Winter Book Reviews: Part 3 of 3

Spring is when you feel like whistling even with a shoe full of slush.
— Doug Larson

A shoe full of slush! In the sunshine! That's winter sliding into spring in March in Michigan. Its been a rough one this year. Most of us are ready to fold up the afghans, clean out the fireplace, and hang up the puffy coat in the back of the closet. Saying goodbye to winter means wrapping up the Winter Book Reviews. I didn't get a chance to read everything in the stack, but what I did were gems. Here are the last three. 

THE LEAVERS by Lisa Ko

Lately, contemporary literary fiction seems chock full of stories about adoption and identity within the American experience. “The Leavers” is one of the best I’ve read. Deming Guo and his mother, Polly, live a hand to mouth existence in New York City until Polly disappears and Deming is adopted by two college professors in upstate New York. Deming becomes Daniel and the only Asian-American kid at his school. His adoptive father introduces him to the music of Jimi Hendrix, and Daniel takes up the guitar. He flits through his young adult life playing in a band, gambling, and crashing on friends’ couches. When he finds his adoption file, and more questions about his mother’s disappearance haunt him, Deming/Daniel decides he must find out the truth why she left. Set in New York City and China, “The Leavers” alternates between Deming/Daniel and Polly’s point of view giving the reader an intimate look at the mother-son relationship. It took Ko seven years to write “The Leavers” and a lot of in-between time to wonder if it was worth finishing. What a gift of her time and efforts she’s given us. 

Favorite line:: It was like watching water spread across dry pavement, lines going in all directions. Peter and Kay might have adopted another boy. He could be living in Sunset Park, or in the Bronx or Florida or some other place he’d never heard of. He had imagined his doppelgangers living the lives he hadn’t, in different apartments and houses and cities and towns, with different sets of parents, different languages, but today he could only see himself where he was right now, the articular set of circumstances that had trickled down to this particular life that would keep trickling in new directions.

WINTER by Ali Smith 

“Winter” is not so much a story per se as it is about the atmosphere of the season these characters occupy. The season, its time and place in the characters’ lives, becomes another character. “Winter” is the second book in Smith’s Seasonal cycle. I guess I should have read “Autumn” first, but I’m not sure it makes a difference. The seasonal theme is just that—part of the setting—not following a storyline involving the same characters. To be honest, I felt like I was reading someone’s mental health journal at the beginning of this book. Winter, when most things in nature are dead, begins with a list of dead things. Art writes a blog called Art in Nature without ever stepping foot outside. He hires a woman off the street to pretend to be his girlfriend during Christmas at his mother, Sophia’s. Sophia sees a disembodied head—the result of some traumatic childhood story. Iris, Sophia’s sister, is a “hopeless mythologizer” who spends her life estranged from the family because of her former life protesting the Nuclear Arms Race. Sounds exhausting. Kind of. But the writing is exquisite.

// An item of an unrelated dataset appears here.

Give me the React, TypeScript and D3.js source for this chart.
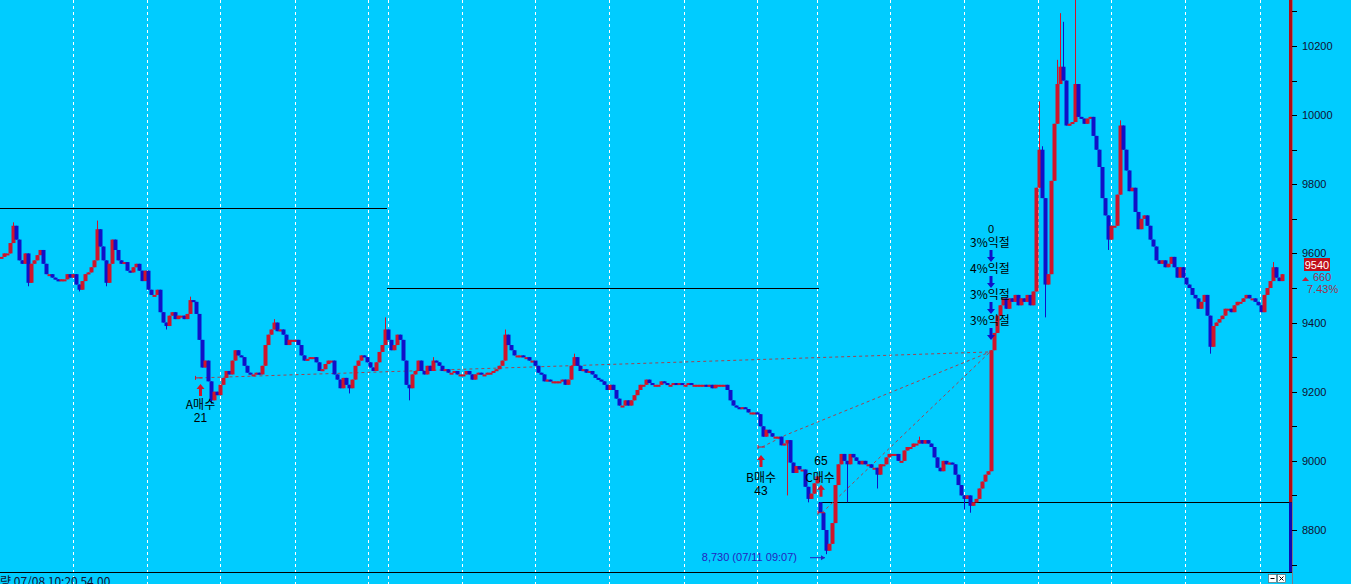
import * as d3 from "d3";

const W = 1351;
const H = 584;

// closes per 3-minute bar, opens follow the previous close
const day1Open = 9590;
const day1Close = [
  9590, 9600, 9600, 9630, 9680, 9640, 9580, 9570, 9600, 9515,
  9570, 9580, 9595, 9610, 9570, 9540, 9540, 9530, 9525, 9520,
  9525, 9525, 9540, 9530, 9540, 9510, 9495, 9520, 9540, 9545,
  9560, 9580, 9670, 9620, 9580, 9515, 9570, 9640, 9610, 9580,
  9570, 9575, 9550, 9545, 9560, 9570, 9550, 9520, 9550, 9495,
  9480, 9480, 9495, 9430, 9400, 9390, 9420, 9430, 9410, 9420,
  9420, 9410, 9425, 9465, 9460, 9425, 9350, 9270, 9290, 9230,
  9175, 9200, 9190, 9220, 9240, 9260, 9250, 9290, 9320, 9305,
  9300, 9275, 9255, 9250, 9250, 9255, 9250, 9275, 9335, 9365,
  9380, 9400, 9375, 9380, 9365, 9335, 9350, 9350, 9350, 9335,
  9305, 9290, 9295, 9300, 9300, 9285, 9260, 9265, 9280, 9290,
  9290, 9250, 9235, 9210, 9240, 9220, 9210, 9235, 9275, 9290,
  9305, 9300, 9285, 9270, 9260, 9285, 9315, 9335, 9380,
];

const day2Open = 9380;
const day2Close = [
  9350, 9320, 9335, 9365, 9350, 9290, 9220, 9210, 9250, 9260,
  9290, 9260, 9250, 9275, 9260, 9290, 9285, 9275, 9260, 9265,
  9255, 9255, 9260, 9250, 9250, 9250, 9260, 9250, 9235, 9250,
  9255, 9250, 9250, 9255, 9255, 9260, 9265, 9275, 9290, 9365,
  9335, 9320, 9305, 9305, 9305, 9300, 9300, 9290, 9290, 9275,
  9255, 9250, 9230, 9235, 9230, 9230, 9230, 9230, 9235, 9220,
  9235, 9275, 9300, 9275, 9260, 9265, 9255, 9260, 9250, 9240,
  9235, 9230, 9220, 9205, 9220, 9205, 9180, 9160, 9160, 9175,
  9160, 9175, 9190, 9205, 9220, 9220, 9235, 9225, 9220, 9220,
  9220, 9230, 9225, 9220, 9220, 9225, 9220, 9225, 9220, 9220,
  9225, 9220, 9220, 9220, 9220, 9220, 9215, 9220, 9210, 9220,
  9220, 9220, 9220, 9205, 9175, 9160, 9155, 9150, 9155, 9150,
  9140, 9140, 9140, 9135, 9100, 9070, 9090, 9080, 9070, 9070,
  9070, 9045, 9050, 9060, 8995, 8965, 8985, 8975, 8975, 8925,
  8890, 8905, 8935, 8955,
];

const day3Open = 8880;
const day3Close = [
  8850, 8800, 8740, 8760, 8820, 8930, 8990, 9020, 9000, 8990,
  9020, 9010, 9000, 8990, 9000, 8990, 8990, 8980, 8980, 8960,
  8990, 8990, 9010, 9020, 9020, 9020, 9000, 9000, 9030, 9040,
  9040, 9050, 9050, 9060, 9050, 9060, 9050, 9040, 9010, 8980,
  8970, 9000, 8990, 8995, 8990, 8960, 8930, 8900, 8890, 8900,
  8870, 8880, 8890, 8920, 8940, 8960, 8970, 9320, 9370, 9420,
  9450, 9470, 9440, 9470, 9460, 9480, 9450, 9470, 9460, 9480,
  9450, 9490, 9790, 9900, 9760, 9510, 9540, 9810, 9975, 10090,
  10140, 10100, 9970, 9975, 9980, 10090, 9995, 9990, 9975, 9990,
  9995, 9940, 9900, 9850, 9760, 9710, 9640, 9680, 9680, 9770,
  9970, 9900, 9840, 9780, 9790, 9720, 9670, 9700, 9710, 9680,
  9640, 9620, 9580, 9570, 9580, 9560, 9570, 9590, 9560, 9530,
  9560, 9530, 9510, 9500, 9480, 9470, 9440, 9460, 9480, 9420,
  9330, 9390, 9400, 9410, 9420, 9440, 9440, 9430, 9450, 9460,
  9460, 9470, 9480, 9470, 9470, 9460, 9450, 9430, 9480, 9500,
  9520, 9560, 9530, 9520, 9540,
];

// [day, bar, price] wick extremes
const wickHighs = [
  [0, 4, 9690], [0, 32, 9695], [0, 63, 9475], [0, 91, 9410], [0, 128, 9415],
  [1, 15, 9300], [1, 39, 9380], [1, 62, 9310],
  [2, 33, 9070], [2, 73, 10040], [2, 74, 9910], [2, 79, 10160], [2, 80, 10295],
  [2, 81, 10270], [2, 85, 10340], [2, 100, 9985], [2, 151, 9575],
];
const wickLows = [
  [0, 9, 9505], [0, 26, 9490], [0, 35, 9505], [0, 55, 9380], [0, 70, 9165], [0, 116, 9195],
  [1, 7, 9175], [1, 133, 8900], [1, 140, 8880],
  [2, 2, 8730], [2, 9, 8880], [2, 19, 8920], [2, 48, 8860], [2, 50, 8850],
  [2, 75, 9415], [2, 96, 9610], [2, 130, 9310],
];

// reference price line per day
const dayBase = [9730, 9500, 8880];

// vertical grid positions, in bar units
const gridSlots = [
  24.3, 49, 73.3, 98.3, 122.7, 129.3, 154, 178.3, 203, 228, 252.3,
  272.3, 296.7, 321.3, 346, 370.3, 395, 420,
];

const yTicks = d3.range(8700, 10400, 100);
const yLabels = [8800, 9000, 9200, 9400, 9600, 9800, 10000, 10200];

// trade marks: bar index, price
const buyA = { i: 66.5, p: 9240, qty: "21" };
const buyB = { i: 254, p: 9040, qty: "43" };
const buyC = { i: 274, p: 8850, qty: "65" };
const sellPt = { i: 330, p: 9315 };
const sellLabels = ["3%익절", "4%익절", "3%익절", "3%익절"];

const lastPrice = 9540;
const change = 660;
const changePct = "7.43%";
const lowPrice = 8730;

const RED = "#d0142a";
const BLUE = "#1010c8";
const BG = "#00ccff";
const DASH = "#a04450";

export default function App() {
  const days = [
    { open: day1Open, close: day1Close },
    { open: day2Open, close: day2Close },
    { open: day3Open, close: day3Close },
  ];
  const bars: { i: number; o: number; c: number; h: number; l: number }[] = [];
  const dayStart: number[] = [];
  days.forEach((d, di) => {
    dayStart.push(bars.length);
    d.close.forEach((c, k) => {
      const o = k === 0 ? d.open : d.close[k - 1];
      let h = Math.max(o, c);
      let l = Math.min(o, c);
      wickHighs.forEach(([dd, b, v]) => {
        if (dd === di && b === k) h = Math.max(h, v);
      });
      wickLows.forEach(([dd, b, v]) => {
        if (dd === di && b === k) l = Math.min(l, v);
      });
      bars.push({ i: bars.length, o, c, h, l });
    });
  });
  dayStart.push(bars.length);

  const x = d3.scaleLinear().domain([0, bars.length]).range([0, bars.length * 3]);
  const y = d3.scaleLinear().domain([8800, 10200]).range([530, 46]);
  const axisX = 1292;

  const upArrow = (cx: number, ty: number) =>
    `M${cx},${ty} L${cx + 4},${ty + 5} L${cx + 1.5},${ty + 5} L${cx + 1.5},${ty + 12} L${cx - 1.5},${ty + 12} L${cx - 1.5},${ty + 5} L${cx - 4},${ty + 5} Z`;
  const downArrow = (cx: number, ty: number) =>
    `M${cx},${ty + 12} L${cx + 4},${ty + 7} L${cx + 1.5},${ty + 7} L${cx + 1.5},${ty} L${cx - 1.5},${ty} L${cx - 1.5},${ty + 7} L${cx - 4},${ty + 7} Z`;

  const ax = x(buyA.i), ay = y(buyA.p);
  const bx = x(buyB.i), by = y(buyB.p);
  const cx = x(buyC.i), cy = y(buyC.p);
  const sx = x(sellPt.i), sy = y(sellPt.p);
  const kr = "'Noto Sans CJK KR', 'DejaVu Sans', sans-serif";
  const num = "'Liberation Sans', Arial, sans-serif";

  return (
    <div style={{ position: "absolute", left: 0, top: 0 }}>
      <svg width={W} height={H} style={{ display: "block", background: BG }}>
        <rect width={W} height={H} fill={BG} />

        {gridSlots.map((g, k) => (
          <line key={k} x1={Math.round(x(g)) + 0.5} x2={Math.round(x(g)) + 0.5} y1={0} y2={H}
            stroke="#ffffff" strokeDasharray="3,3" strokeWidth={1} />
        ))}

        {dayBase.map((p, k) => (
          <line key={k} x1={x(dayStart[k])} x2={k === 2 ? axisX : x(dayStart[k + 1])}
            y1={Math.round(y(p)) + 0.5} y2={Math.round(y(p)) + 0.5} stroke="#000" strokeWidth={1} />
        ))}

        {/* trade links */}
        <g fill="none" stroke={DASH} strokeWidth={1} strokeDasharray="3,3">
          <line x1={ax} y1={ay} x2={sx} y2={sy} />
          <polyline points={`${bx},${by} ${x(262)},${y(9075)} ${sx},${sy}`} />
          <line x1={cx} y1={cy} x2={sx} y2={sy} />
        </g>

        {/* candles */}
        <g>
          {bars.map((b) => {
            const up = b.c >= b.o;
            const col = up ? RED : BLUE;
            const xc = x(b.i + 0.5);
            const top = y(Math.max(b.o, b.c));
            const bot = y(Math.min(b.o, b.c));
            return (
              <g key={b.i}>
                <line x1={xc} x2={xc} y1={y(b.h)} y2={y(b.l)} stroke={col} strokeWidth={1} />
                <rect x={xc - 2} y={top} width={4} height={Math.max(2, bot - top)} fill={col} />
              </g>
            );
          })}
        </g>

        {/* buy markers */}
        {[
          { px: ax, py: ay },
          { px: bx, py: by },
          { px: cx, py: cy },
        ].map((m, k) => (
          <g key={k} stroke={RED} strokeWidth={1}>
            <line x1={m.px - 4} x2={m.px + 3} y1={m.py} y2={m.py} />
            <line x1={m.px - 4} x2={m.px - 4} y1={m.py - 2} y2={m.py + 2} />
          </g>
        ))}
        <path d={upArrow(ax + 1, ay + 6)} fill={RED} />
        <text x={ax + 1} y={ay + 31} textAnchor="middle" fontSize={12} fontFamily={kr} fill="#000">A매수</text>
        <text x={ax + 1} y={ay + 44} textAnchor="middle" fontSize={12} fontFamily={num} fill="#000">{buyA.qty}</text>

        <path d={upArrow(bx - 1, by + 8)} fill={RED} />
        <text x={bx - 1} y={by + 35} textAnchor="middle" fontSize={12} fontFamily={kr} fill="#000">B매수</text>
        <text x={bx - 1} y={by + 48} textAnchor="middle" fontSize={12} fontFamily={num} fill="#000">{buyB.qty}</text>

        <path d={upArrow(cx - 1, cy - 28)} fill={RED} />
        <text x={cx - 1} y={cy - 48} textAnchor="middle" fontSize={12} fontFamily={num} fill="#000">{buyC.qty}</text>
        <text x={cx - 2} y={cy - 31} textAnchor="middle" fontSize={12} fontFamily={kr} fill="#000">C매수</text>

        {/* sell stack */}
        <text x={sx + 1} y={sy - 119} textAnchor="middle" fontSize={11} fontFamily={num} fill="#000">0</text>
        {sellLabels.map((s, k) => (
          <g key={k}>
            <text x={sx} y={sy - 105 + k * 26} textAnchor="middle" fontSize={12} fontFamily={kr} fill="#000">{s}</text>
            <path d={downArrow(sx + 1, sy - 102 + k * 26)} fill={BLUE} />
          </g>
        ))}

        {/* day low note */}
        <text x={797} y={y(lowPrice) + 7} textAnchor="end" fontSize={11} fontFamily={num} fill="#2424c0">
          {d3.format(",")(lowPrice)} (07/11 09:07)
        </text>
        <line x1={810} x2={825} y1={y(lowPrice) + 3.5} y2={y(lowPrice) + 3.5} stroke="#2424c0" strokeWidth={1} />
        <path d={`M825,${y(lowPrice) + 3.5} l-4,-2.5 l0,5 Z`} fill="#2424c0" />

        {/* right axis */}
        <rect x={axisX - 3} y={0} width={3} height={y(dayBase[2])} fill="#b40a14" />
        <rect x={axisX - 3} y={y(dayBase[2])} width={3} height={572 - y(dayBase[2])} fill="#0a0ab4" />
        <line x1={axisX + 0.5} x2={axisX + 0.5} y1={0} y2={H} stroke="#7a7a8a" strokeWidth={1} />
        {yTicks.map((t) => (
          <line key={t} x1={axisX} x2={axisX + 5} y1={Math.round(y(t)) + 0.5} y2={Math.round(y(t)) + 0.5} stroke="#000" />
        ))}
        {yLabels.map((t) => (
          <text key={t} x={axisX + 10} y={y(t) + 4} fontSize={11} fontFamily={num} fill="#101030">{t}</text>
        ))}

        {/* last price badge */}
        <rect x={1304} y={258} width={26} height={13} fill="#c0101c" />
        <text x={1317} y={269} textAnchor="middle" fontSize={11} fontFamily={num} fill="#fff">{lastPrice}</text>
        <path d="M1302,281 l3.5,-4 l3.5,4 Z" fill="#c0203a" />
        <text x={1313} y={281} fontSize={11} fontFamily={num} fill="#a0304a">{change}</text>
        <text x={1307} y={293} fontSize={11} fontFamily={num} fill="#a0304a">{changePct}</text>

        {/* bottom strip */}
        <line x1={0} x2={axisX} y1={572.5} y2={572.5} stroke="#000" strokeWidth={1} />
        <text x={0} y={586} fontSize={12} fontFamily={kr} fill="#101030">량  07/08 10:20 54.00</text>
        <rect x={1268.5} y={574.5} width={8} height={8} fill="#fff" stroke="#555" strokeWidth={0.6} />
        <line x1={1270.5} x2={1274.5} y1={578.5} y2={578.5} stroke="#000" />
        <rect x={1277.5} y={574.5} width={8} height={8} fill="#fff" stroke="#555" strokeWidth={0.6} />
        <path d="M1279.5,576.5 L1283.5,580.5 M1283.5,576.5 L1279.5,580.5" stroke="#000" />
      </svg>
    </div>
  );
}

Favorite line: He wants the essentiality of winter, not this half-season grey selfsameness. He wants real winter where woods are sheathed in snow, trees emphatic with its white, their bareness shining and enhanced because of it, the ground underfoot snow-covered as if with frozen feathers or shredded cloud but streaked with gold through the trees from low winter sun, and at the end of the barely discernible track, along the dip in the snow that indicates a muffled path between the trees, the view and the woods opening to a light that’s itself untrodden, never been blemished, wide like an expanse of snow-sea, above it more snow promised, waiting its time in the blank of the sky.

MY SISTER: A JOURNEY TO MYSELF by Peter Breyer

(Sorry there's no photo of Peter's book. I loaned it to a friend!!) 

I met the author at The Paris Book Festival dinner where Breyer picked up an award for “My Sister,” a memoir of his quest to find the sister he never knew he had. I was interested in the subject matter since I, too, had a sibling, a product of a WWII romance, that I had never met. Overall, Breyer’s journey to reconnecting and ultimately finding family members torn apart by war captured the essence of family and what it means to find your place in its history. I’ve read about World War II, the Holocaust, Nazi Germany, the American campaign for and against the war, the French Resistance and the occupations of France—in historical fiction as well as nonfiction, but I have never read anything about German Jews, the Belgian occupation, and the hangover of feelings the German people felt after the war. A few quibbles I had with the memoir is it lacked basic information about the author—like his job. What he did before the quest for his sister consumed him. And more about his marriage to a black woman when interracial marriage wasn’t socially accepted. A good editor would have caught these gaps. I would be interested in hearing what a book discussion group would say about Breyer’s journey.

Favorite line:: I didn’t realize it at the time, but that phone call set off a chain of events that would change my life and the view I had of myself…yet coincidences don’t change lives: they come about through some inner yearning of our spirit for something more in our lives—as if God can read into the innermost depths of our souls to help us make our lives more fulfilling.